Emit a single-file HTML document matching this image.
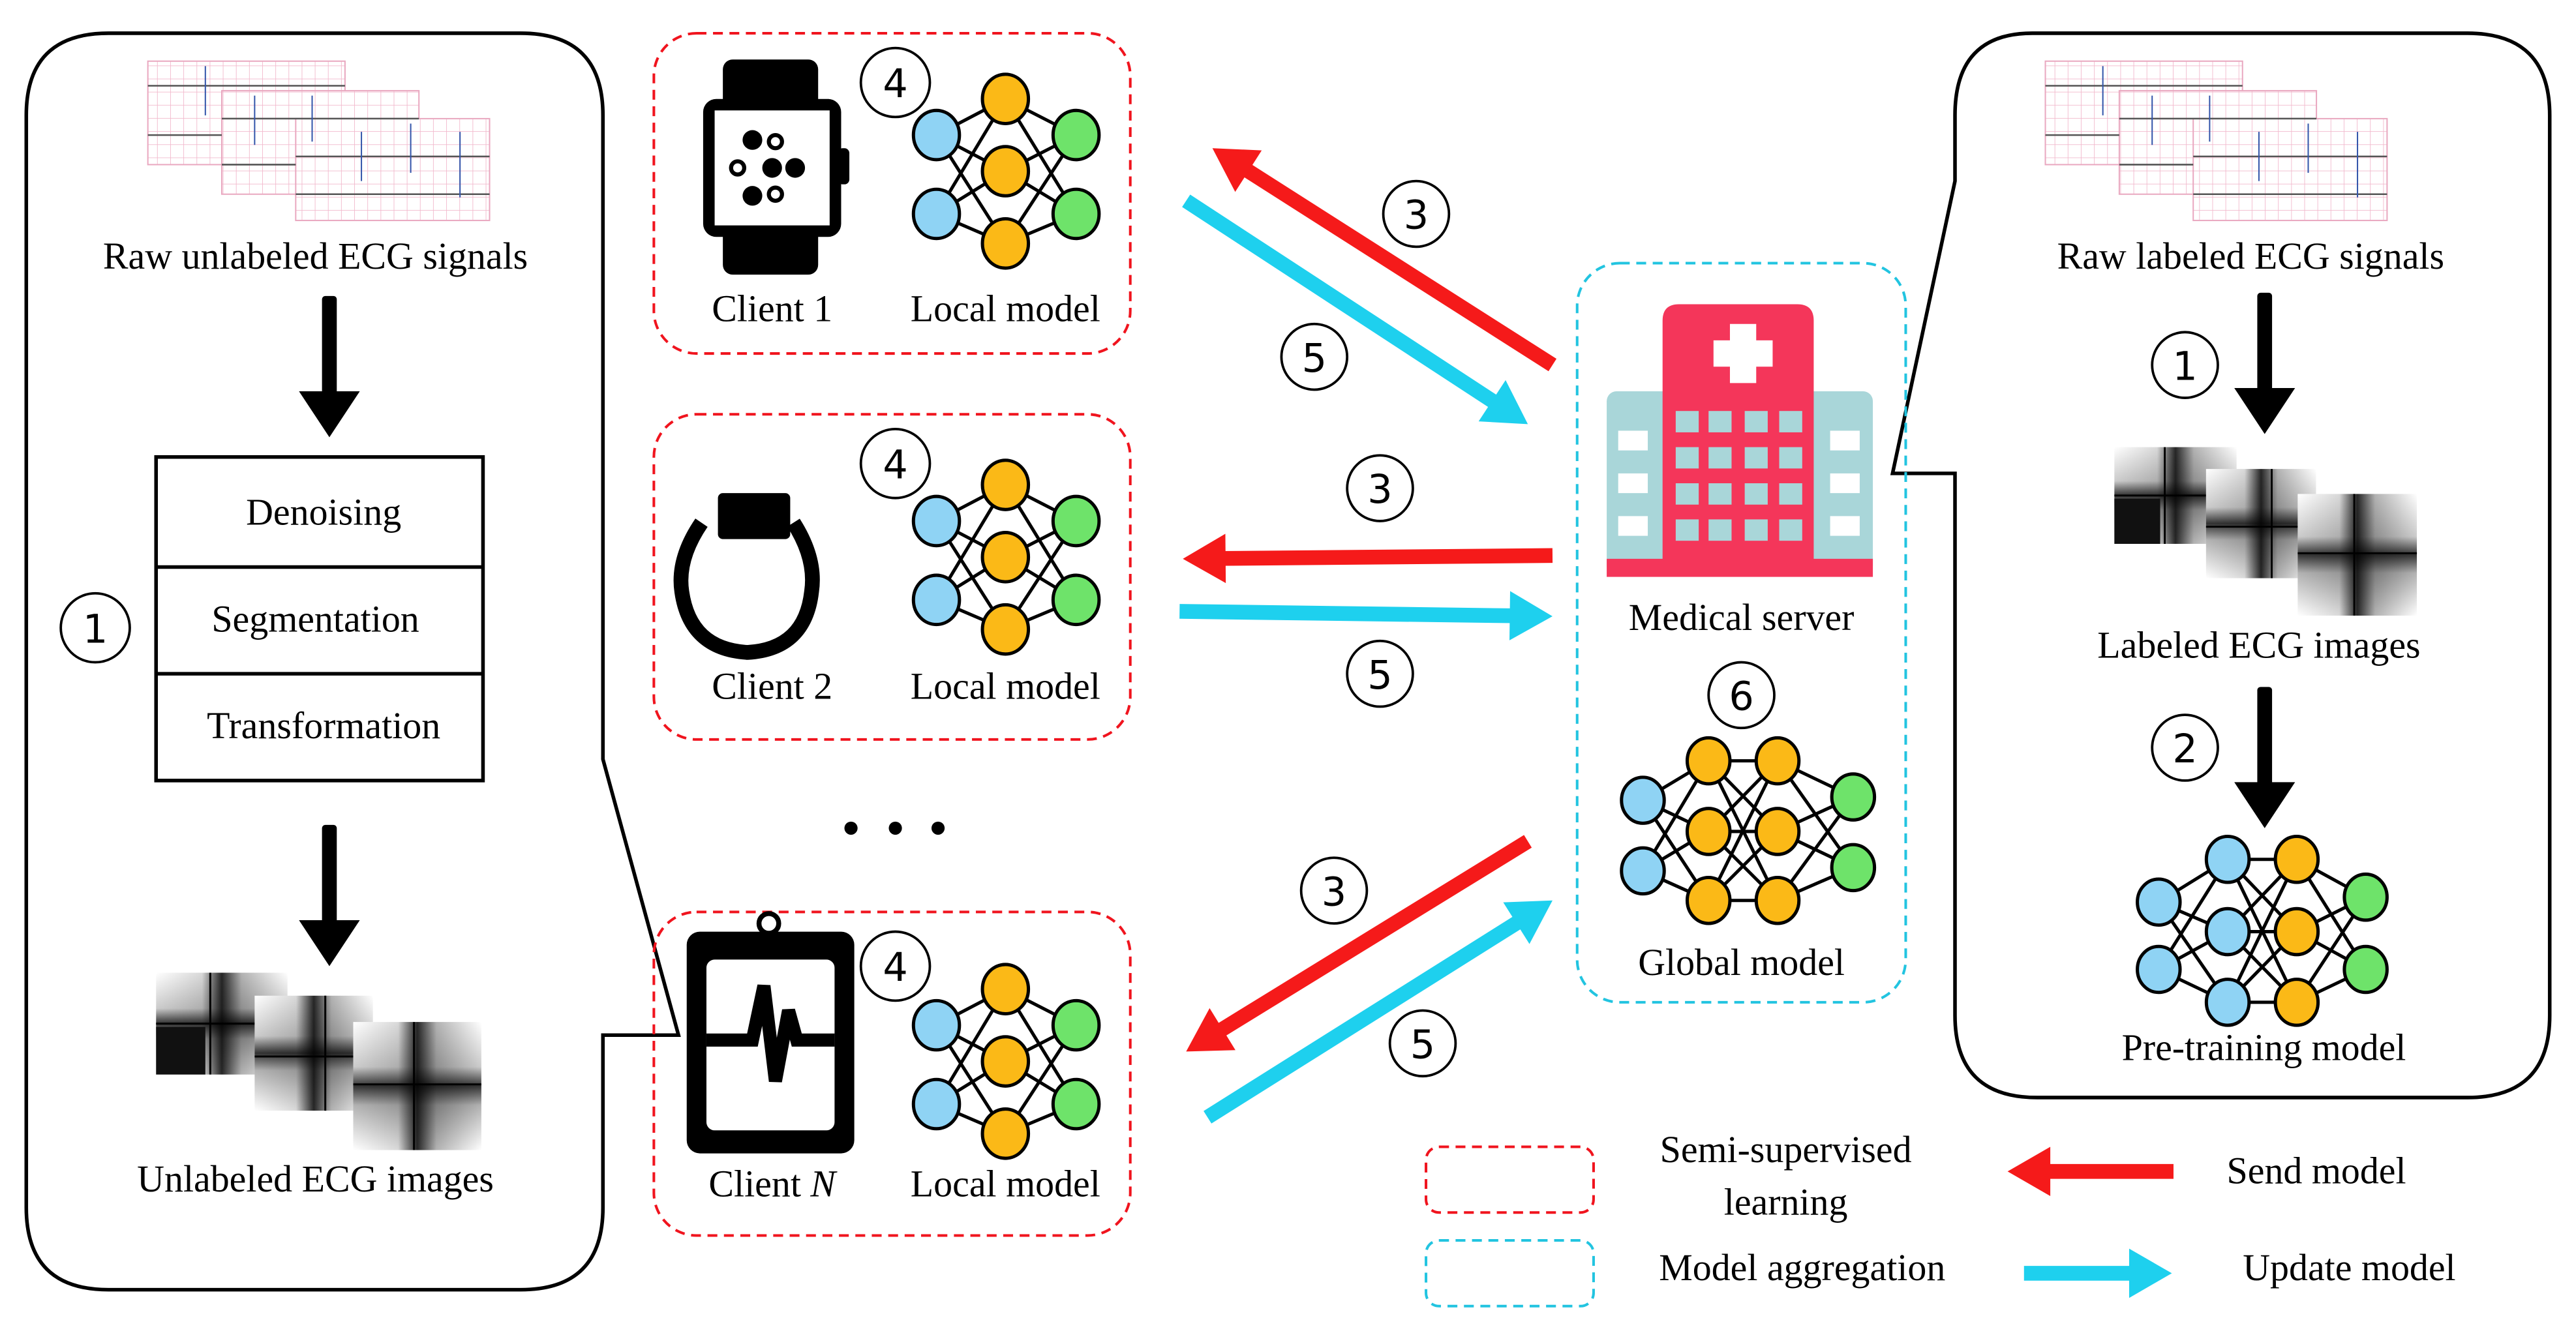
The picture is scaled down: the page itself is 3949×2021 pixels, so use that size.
<!DOCTYPE html>
<html><head><meta charset="utf-8"><style>
html,body{margin:0;padding:0;background:#fff}
svg{display:block}
text{font-family:"Liberation Serif",serif;font-size:23px;fill:#000}
.n{font-family:"DejaVu Sans","Liberation Sans",sans-serif;font-size:24px}
</style></head><body>
<svg id="s" width="3949" height="2021" viewBox="0 0 1568 802" xmlns="http://www.w3.org/2000/svg">
<defs>
<linearGradient id="gh" x1="0" x2="1"><stop offset="0" stop-color="#000" stop-opacity="0"/><stop offset=".35" stop-color="#000" stop-opacity=".15"/><stop offset=".5" stop-color="#000" stop-opacity=".85"/><stop offset=".65" stop-color="#000" stop-opacity=".3"/><stop offset="1" stop-color="#000" stop-opacity="0"/></linearGradient>
<linearGradient id="gv" x1="0" x2="0" y1="0" y2="1"><stop offset="0" stop-color="#000" stop-opacity="0"/><stop offset=".35" stop-color="#000" stop-opacity=".2"/><stop offset=".5" stop-color="#000" stop-opacity=".8"/><stop offset=".65" stop-color="#000" stop-opacity=".3"/><stop offset="1" stop-color="#000" stop-opacity="0"/></linearGradient>
<pattern id="grid" width="8" height="8" patternUnits="userSpaceOnUse"><rect width="8" height="8" fill="#fff"/><path d="M8 0V8H0" fill="none" stroke="#f2b8cc" stroke-width=".7"/></pattern>
</defs>
<g fill="none" stroke="#000" stroke-width="2.2">
<path d="M66 20 H317 Q367 20 367 70 V462 L413 630 H367 V735 Q367 785 317 785 H66 Q16 785 16 735 V70 Q16 20 66 20 Z"/>
<path d="M1237 20 H1502 Q1552 20 1552 70 V618 Q1552 668 1502 668 H1240 Q1190 668 1190 618 V288 H1152 L1190 110 V70 Q1190 20 1237 20 Z"/>
</g>
<!-- ECG signals left -->
<g id="ecgs" stroke="#e9a8c0" stroke-width=".8">
<rect x="90" y="37" width="120" height="63" fill="url(#grid)"/>
<rect x="135" y="55" width="120" height="63" fill="url(#grid)"/>
<rect x="180" y="72" width="118" height="62" fill="url(#grid)"/>
<path d="M90 52 h120 M135 72 h120 M90 82 h45 M135 100 h45 M180 95 h118 M180 118 h118" stroke="#555" stroke-width="1"/>
<path d="M125 40v30 M155 58v30 M190 58v28 M220 80v30 M250 75v30 M280 80v40" stroke="#3355aa" stroke-width=".8"/>
</g>
<use href="#ecgs" x="1155" y="0"/>
<text x="192" y="158" text-anchor="middle" dominant-baseline="middle">Raw unlabeled ECG signals</text>
<g id="arr"><rect x="196" y="180" width="9" height="60" fill="#000" rx="2"/><path d="M182 238 H219 L200.5 266 Z" fill="#000"/></g>
<use href="#arr" y="322"/>
<use href="#arr" x="1178" y="-2"/>
<use href="#arr" x="1178" y="238"/>
<g fill="none" stroke="#000" stroke-width="2.2"><rect x="95" y="278" width="199" height="197"/><path d="M95 345H294M95 410H294"/></g>
<text x="197" y="314" text-anchor="middle" dominant-baseline="middle">Denoising</text>
<text x="192" y="379" text-anchor="middle" dominant-baseline="middle">Segmentation</text>
<text x="197" y="444" text-anchor="middle" dominant-baseline="middle">Transformation</text>
<!-- ECG images -->
<g id="eimg">
<g><rect x="95" y="592" width="80" height="62" fill="#fff"/><rect x="95" y="592" width="80" height="62" fill="url(#gh)"/><rect x="95" y="592" width="80" height="62" fill="url(#gv)"/><path d="M95 623H175M128 592V654" stroke="#000" stroke-width="1.2"/><rect x="95" y="625" width="30" height="29" fill="#111"/></g>
<g><rect x="155" y="606" width="72" height="70" fill="#fff"/><rect x="155" y="606" width="72" height="70" fill="url(#gh)"/><rect x="155" y="606" width="72" height="70" fill="url(#gv)"/><path d="M155 643H227M198 606V676" stroke="#000" stroke-width="1.2"/></g>
<g><rect x="215" y="622" width="78" height="78" fill="#fff"/><rect x="215" y="622" width="78" height="78" fill="url(#gh)"/><rect x="215" y="622" width="78" height="78" fill="url(#gv)"/><path d="M215 660H293M252 622V700" stroke="#000" stroke-width="1.2"/></g>
</g>
<use href="#eimg" transform="translate(1287,272) scale(0.93,0.95) translate(-95,-592)"/>
<text x="192" y="720" text-anchor="middle" dominant-baseline="middle">Unlabeled ECG images</text>
<g fill="none" stroke="#000" stroke-width="1.5">
<circle cx="58" cy="382" r="21"/><circle cx="545" cy="50" r="21"/><circle cx="545" cy="282" r="21"/><circle cx="545" cy="588" r="21"/>
<circle cx="862" cy="130" r="20"/><circle cx="800" cy="217" r="20"/><circle cx="840" cy="297" r="20"/><circle cx="840" cy="410" r="20"/>
<circle cx="812" cy="542" r="20"/><circle cx="866" cy="635" r="20"/><circle cx="1060" cy="423" r="20"/><circle cx="1330" cy="222" r="20"/><circle cx="1330" cy="455" r="20"/>
</g>
<g class="n" text-anchor="middle">
<text class="n" x="58" y="391">1</text><text class="n" x="545" y="59">4</text><text class="n" x="545" y="291">4</text><text class="n" x="545" y="597">4</text>
<text class="n" x="862" y="139">3</text><text class="n" x="800" y="226">5</text><text class="n" x="840" y="306">3</text><text class="n" x="840" y="419">5</text>
<text class="n" x="812" y="551">3</text><text class="n" x="866" y="644">5</text><text class="n" x="1060" y="432">6</text><text class="n" x="1330" y="231">1</text><text class="n" x="1330" y="464">2</text>
</g>
<!-- client boxes -->
<g fill="none" stroke="#f0141e" stroke-width="1.6" stroke-dasharray="6 4">
<rect x="398" y="20" width="290" height="195" rx="26"/><rect x="398" y="252" width="290" height="198" rx="26"/><rect x="398" y="555" width="290" height="197" rx="26"/>
<rect x="868" y="698" width="102" height="40" rx="8"/>
</g>
<g fill="none" stroke="#22c4e0" stroke-width="1.6" stroke-dasharray="6 4">
<rect x="960" y="160" width="200" height="450" rx="26"/><rect x="868" y="755" width="102" height="40" rx="8"/>
</g>
<!-- watch -->
<rect x="440" y="36" width="58" height="30" rx="6" fill="#000"/><rect x="440" y="135" width="58" height="32" rx="6" fill="#000"/>
<rect x="428" y="60" width="84" height="84" rx="8" fill="#000"/><rect x="435" y="67" width="70" height="70" fill="#fff"/><rect x="510" y="90" width="7" height="22" rx="3" fill="#000"/>
<g fill="#000"><circle cx="458" cy="85" r="6"/><circle cx="458" cy="119" r="6"/><circle cx="470" cy="102" r="6"/><circle cx="484" cy="102" r="6"/></g>
<g fill="none" stroke="#000" stroke-width="2.5"><circle cx="472" cy="86" r="4"/><circle cx="472" cy="118" r="4"/><circle cx="449" cy="102" r="4"/></g>
<!-- band -->
<path d="M427 318 Q412 340 415 360 Q420 395 455 397 Q490 395 494 360 Q497 340 483 318" fill="none" stroke="#000" stroke-width="9"/>
<rect x="437" y="300" width="44" height="28" rx="3" fill="#000"/>
<!-- monitor -->
<circle cx="468" cy="562" r="6" fill="#fff" stroke="#000" stroke-width="3"/>
<rect x="418" y="567" width="102" height="135" rx="8" fill="#000"/><rect x="430" y="584" width="78" height="104" rx="5" fill="#fff"/>
<path d="M430 633 H458 L465 600 L472 658 L480 615 L485 633 H508" fill="none" stroke="#000" stroke-width="8" stroke-linejoin="miter"/>
<text x="470" y="190" text-anchor="middle" dominant-baseline="middle">Client 1</text>
<text x="612" y="190" text-anchor="middle" dominant-baseline="middle">Local model</text>
<text x="470" y="420" text-anchor="middle" dominant-baseline="middle">Client 2</text>
<text x="612" y="420" text-anchor="middle" dominant-baseline="middle">Local model</text>
<text x="470" y="723" text-anchor="middle" dominant-baseline="middle">Client <tspan font-style="italic">N</tspan></text>
<text x="612" y="723" text-anchor="middle" dominant-baseline="middle">Local model</text>
<g fill="#000"><circle cx="518" cy="504" r="4"/><circle cx="545" cy="504" r="4"/><circle cx="571" cy="504" r="4"/></g>
<!-- hospital -->
<rect x="978" y="238" width="162" height="112" rx="6" fill="#a9d6d9"/>
<path d="M1012 350 V195 Q1012 185 1022 185 H1094 Q1104 185 1104 195 V350 Z" fill="#f4365a"/>
<rect x="978" y="340" width="162" height="11" fill="#f4365a"/>
<path d="M1053 197h16v10h10v16h-10v10h-16v-10h-10v-16h10z" fill="#fff"/>
<g fill="#a9d6d9" id="win"><rect x="1020" y="250" width="14" height="13"/><rect x="1040" y="250" width="14" height="13"/><rect x="1062" y="250" width="14" height="13"/><rect x="1083" y="250" width="14" height="13"/></g>
<use href="#win" y="22"/><use href="#win" y="44"/><use href="#win" y="66"/>
<g fill="#fff"><rect x="985" y="262" width="18" height="12"/><rect x="985" y="288" width="18" height="12"/><rect x="985" y="314" width="18" height="12"/><rect x="1114" y="262" width="18" height="12"/><rect x="1114" y="288" width="18" height="12"/><rect x="1114" y="314" width="18" height="12"/></g>
<text x="1060" y="378" text-anchor="middle" dominant-baseline="middle">Medical server</text>
<text x="1060" y="588" text-anchor="middle" dominant-baseline="middle">Global model</text>
<text x="1370" y="158" text-anchor="middle" dominant-baseline="middle">Raw labeled ECG signals</text>
<text x="1375" y="395" text-anchor="middle" dominant-baseline="middle">Labeled ECG images</text>
<text x="1378" y="640" text-anchor="middle" dominant-baseline="middle">Pre-training model</text>
<text x="1087" y="702" text-anchor="middle" dominant-baseline="middle">Semi-supervised</text>
<text x="1087" y="734" text-anchor="middle" dominant-baseline="middle">learning</text>
<text x="1097" y="774" text-anchor="middle" dominant-baseline="middle">Model aggregation</text>
<text x="1410" y="715" text-anchor="middle" dominant-baseline="middle">Send model</text>
<text x="1430" y="774" text-anchor="middle" dominant-baseline="middle">Update model</text>
<g id="nets"></g>
<g id="arrows"></g>
</svg>
<script>
var ns="http://www.w3.org/2000/svg";
function el(p,t,a){var e=document.createElementNS(ns,t);for(var k in a)e.setAttribute(k,a[k]);p.appendChild(e);return e;}
var g=document.getElementById("nets");
var C={b:"#8fd3f4",o:"#fbb917",g:"#6ee36a"};
function net(layers,r){
 r=r||14;
 var lg=el(g,"g",{stroke:"#000","stroke-width":"2"});
 for(var i=0;i<layers.length-1;i++)layers[i].pts.forEach(function(a){layers[i+1].pts.forEach(function(b){el(lg,"line",{x1:a[0],y1:a[1],x2:b[0],y2:b[1]});});});
 layers.forEach(function(L){L.pts.forEach(function(p){el(lg,"ellipse",{cx:p[0],cy:p[1],rx:r,ry:r+1,fill:C[L.c]});});});
}
function local(dy){net([{c:"b",pts:[[570,82+dy],[570,130+dy]]},{c:"o",pts:[[612,60+dy],[612,104+dy],[612,148+dy]]},{c:"g",pts:[[655,82+dy],[655,130+dy]]}]);}
local(0);local(235);local(542);
net([{c:"b",pts:[[1000,487],[1000,530]]},{c:"o",pts:[[1040,463],[1040,506],[1040,548]]},{c:"o",pts:[[1082,463],[1082,506],[1082,548]]},{c:"g",pts:[[1128,485],[1128,528]]}],13);
net([{c:"b",pts:[[1314,549],[1314,590]]},{c:"b",pts:[[1356,523],[1356,567],[1356,610]]},{c:"o",pts:[[1398,523],[1398,567],[1398,610]]},{c:"g",pts:[[1440,546],[1440,590]]}],13);
var ag=document.getElementById("arrows");
function arrow(x1,y1,x2,y2,c){var dx=x2-x1,dy=y2-y1,L=Math.hypot(dx,dy),ux=dx/L,uy=dy/L,h=26,w=15;
 var bx=x2-ux*h,by=y2-uy*h;
 el(ag,"line",{x1:x1,y1:y1,x2:bx+ux*2,y2:by+uy*2,stroke:c,"stroke-width":9});
 el(ag,"polygon",{points:[x2,y2,bx-uy*w,by+ux*w,bx+uy*w,by-ux*w].join(" "),fill:c});}
var R="#f51a1a",B="#1ed0ee";
arrow(945,222,738,90,R);arrow(722,122,930,258,B);
arrow(945,338,720,340,R);arrow(718,372,945,375,B);
arrow(930,512,722,640,R);arrow(735,680,945,548,B);
arrow(1323,713,1222,713,R);arrow(1232,775,1322,775,B);
</script>
</body></html>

EXERCISE TASK: Copy each line above where the string "size" occurs.

COMPLETE ANSWER:
The picture is scaled down: the page itself is 3949×2021 pixels, so use that size.
text{font-family:"Liberation Serif",serif;font-size:23px;fill:#000}
.n{font-family:"DejaVu Sans","Liberation Sans",sans-serif;font-size:24px}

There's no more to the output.